My friend Vince, a devoted, now retired, teacher from the Evil Empire (Philadelphia), once screamed banshee-like as our car passed the CB East High School and Holicong Middle School complexes. “Look at the size; look at the fields; look at the gym,” he babbled. I was sort of glad he couldn’t see the pool and the auditorium. Since that day the schools have only added to the glitz and glamour.

Vince worked in one of those rundown urban schools infested with math texts written before Descartes, where the closest thing to a pool is the toilet in the boys’ room that just overflowed. Since those days, Philadelphia schools have only sunk lower.

Do I live in the heart of a quaint and neighborly county, or a rich and privileged region with no heart at all? Well, I’ve resided in Doylestown over 30 years, and the answer is not simple.

Yes, there are lots of big houses and big lawns. Parents revere their schools as pre-collegiate institutions with really good interscholastic sports. College is not a must for our kids: familial dispossession is a viable alternative. Neighbors do not know one another as well as they should, and there is a slightly immodest tendency for us to believe that all our privileges are a simple result of our own hard work.

Here in Central Bucks we are not diverse. Among our youth, drugs are a problem because this is America. Nonetheless, the typical Bucks County teen is polite, articulate, hardworking, moral. No kidding. Just check out the kid waiting your table at a nearby restaurant.

A heart beats quietly beneath the gusting leaves and drifting snow. I saw it in the dozens of volunteers that operate our myriad youth programs, in the service groups give time and talent to causes of every stripe, in the neighborly way we stop our carts in the supermarket and catch up with old acquaintances.

Then there are the hearts of gold. I’ve discovered our county is filled with quiet heroes, like the store owner who, at his own expense, provides athletic opportunities for underprivileged youth.

As a former Board member of the Family Service Association of Bucks County, I saw the golden hearts day in and day out.

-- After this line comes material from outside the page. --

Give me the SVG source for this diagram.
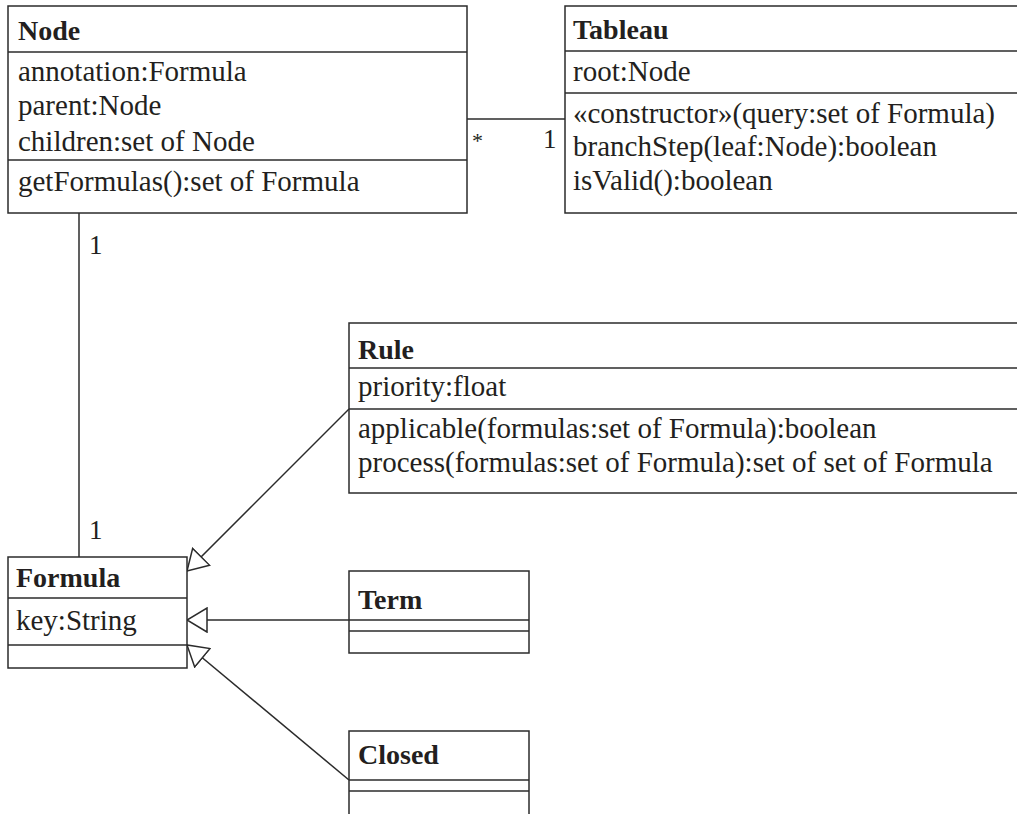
<svg xmlns="http://www.w3.org/2000/svg" width="1017" height="814" viewBox="0 0 1017 814">
  <style>
    .box { fill: #ffffff; stroke: #2b2b2b; stroke-width: 1.5; }
    .sep { stroke: #2b2b2b; stroke-width: 1.5; fill: none; }
    .t { font-family: "Liberation Serif", "Times New Roman", serif; font-size: 29px; fill: #231f20; }
    .h { font-family: "Liberation Serif", "Times New Roman", serif; font-size: 28px; font-weight: bold; fill: #231f20; }
    .edge { stroke: #2b2b2b; stroke-width: 1.5; fill: none; }
    .mult { font-family: "Liberation Serif", "Times New Roman", serif; font-size: 27px; fill: #231f20; }
  </style>
  <defs>
    <marker id="gen" viewBox="0 0 22 26" refX="21" refY="13" markerWidth="22" markerHeight="26" markerUnits="userSpaceOnUse" orient="auto">
      <path d="M1,1 L21,13 L1,25 Z" fill="#ffffff" stroke="#2b2b2b" stroke-width="1.5"/>
    </marker>
  </defs>
  <rect width="1017" height="814" fill="#ffffff"/>

  <g id="connectors">
    <!-- Node * — 1 Tableau -->
    <line class="edge" x1="467" y1="119" x2="565" y2="119"/>
    <text class="mult" x="472" y="148" style="font-size:22px">*</text>
    <text class="mult" x="543" y="148">1</text>
    <!-- Node 1 — 1 Formula -->
    <line class="edge" x1="79" y1="213" x2="79" y2="557"/>
    <text class="mult" x="89" y="254">1</text>
    <text class="mult" x="89" y="539">1</text>
    <!-- generalizations -->
    <line class="edge" x1="349" y1="409" x2="187" y2="571" marker-end="url(#gen)"/>
    <line class="edge" x1="349" y1="620" x2="187" y2="620" marker-end="url(#gen)"/>
    <line class="edge" x1="349" y1="780" x2="187" y2="645" marker-end="url(#gen)"/>
  </g>

  <g id="node-Node">
    <rect class="box" x="8" y="6" width="459" height="207"/>
    <line class="sep" x1="8" y1="52" x2="467" y2="52"/>
    <line class="sep" x1="8" y1="160" x2="467" y2="160"/>
    <text class="h" x="18" y="40">Node</text>
    <text class="t" x="18" y="81">annotation:Formula</text>
    <text class="t" x="18" y="115">parent:Node</text>
    <text class="t" x="18" y="151">children:set of Node</text>
    <text class="t" x="18" y="191">getFormulas():set of Formula</text>
  </g>

  <g id="node-Tableau">
    <rect class="box" x="565" y="6" width="460" height="207"/>
    <line class="sep" x1="565" y1="51" x2="1025" y2="51"/>
    <line class="sep" x1="565" y1="93" x2="1025" y2="93"/>
    <text class="h" x="573" y="39">Tableau</text>
    <text class="t" x="573" y="81">root:Node</text>
    <text class="t" x="573" y="123">«constructor»(query:set of Formula)</text>
    <text class="t" x="573" y="156">branchStep(leaf:Node):boolean</text>
    <text class="t" x="573" y="190">isValid():boolean</text>
  </g>

  <g id="node-Rule">
    <rect class="box" x="349" y="323" width="676" height="170"/>
    <line class="sep" x1="349" y1="368" x2="1025" y2="368"/>
    <line class="sep" x1="349" y1="409" x2="1025" y2="409"/>
    <text class="h" x="358" y="359">Rule</text>
    <text class="t" x="358" y="396">priority:float</text>
    <text class="t" x="358" y="438">applicable(formulas:set of Formula):boolean</text>
    <text class="t" x="358" y="472">process(formulas:set of Formula):set of set of Formula</text>
  </g>

  <g id="node-Formula">
    <rect class="box" x="8" y="557" width="179" height="111"/>
    <line class="sep" x1="8" y1="598" x2="187" y2="598"/>
    <line class="sep" x1="8" y1="645" x2="187" y2="645"/>
    <text class="h" x="16" y="587">Formula</text>
    <text class="t" x="16" y="630">key:String</text>
  </g>

  <g id="node-Term">
    <rect class="box" x="349" y="571" width="180" height="82"/>
    <line class="sep" x1="349" y1="620" x2="529" y2="620"/>
    <line class="sep" x1="349" y1="631" x2="529" y2="631"/>
    <text class="h" x="358" y="609">Term</text>
  </g>

  <g id="node-Closed">
    <rect class="box" x="349" y="731" width="180" height="90"/>
    <line class="sep" x1="349" y1="780" x2="529" y2="780"/>
    <line class="sep" x1="349" y1="791" x2="529" y2="791"/>
    <text class="h" x="358" y="764">Closed</text>
  </g>
</svg>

They run the Teen Centers, havens for lost youth. They counsel troubled, broken persons. They organize fundraisers and social events for the benefit of families in stress.

One February I represented the Board at a dinner hosted by an upscale restaurant. The 40 or so guests included men and women served by FSA. They were among the least fortunate of people contending with a variety of challenges.

At my table were folks from AA and other drug treatment programs. Beside me was a pastor and his wife, who were kept busy with a flock of poor and down-on-their-luck people, including immigrants with no one else to give a hand.

Along with the restaurant management, workers and chef, a local bank helped fund the dinner. Two bank managers waited tables. We all posed for a group picture and then made our way into the anonymous night.

They selected February for the dinner because everybody gives to the needy at Christmas and Hanukkah. A couple of months later, in the bleak of winter, they are forgotten. A really nice dinner at a really nice restaurant is a welcome respite when no one else is noticing.

That’s my Bucks County. Full of silent givers and stealth carers. They come out when all the leaves have fallen crispy brown upon a hard, forbidding earth. What they contribute to the dreary winter scene is a bit of warmth, a bit of light, a bit of hope. What they get in return is a place with more to offer than pretty leaves that never last.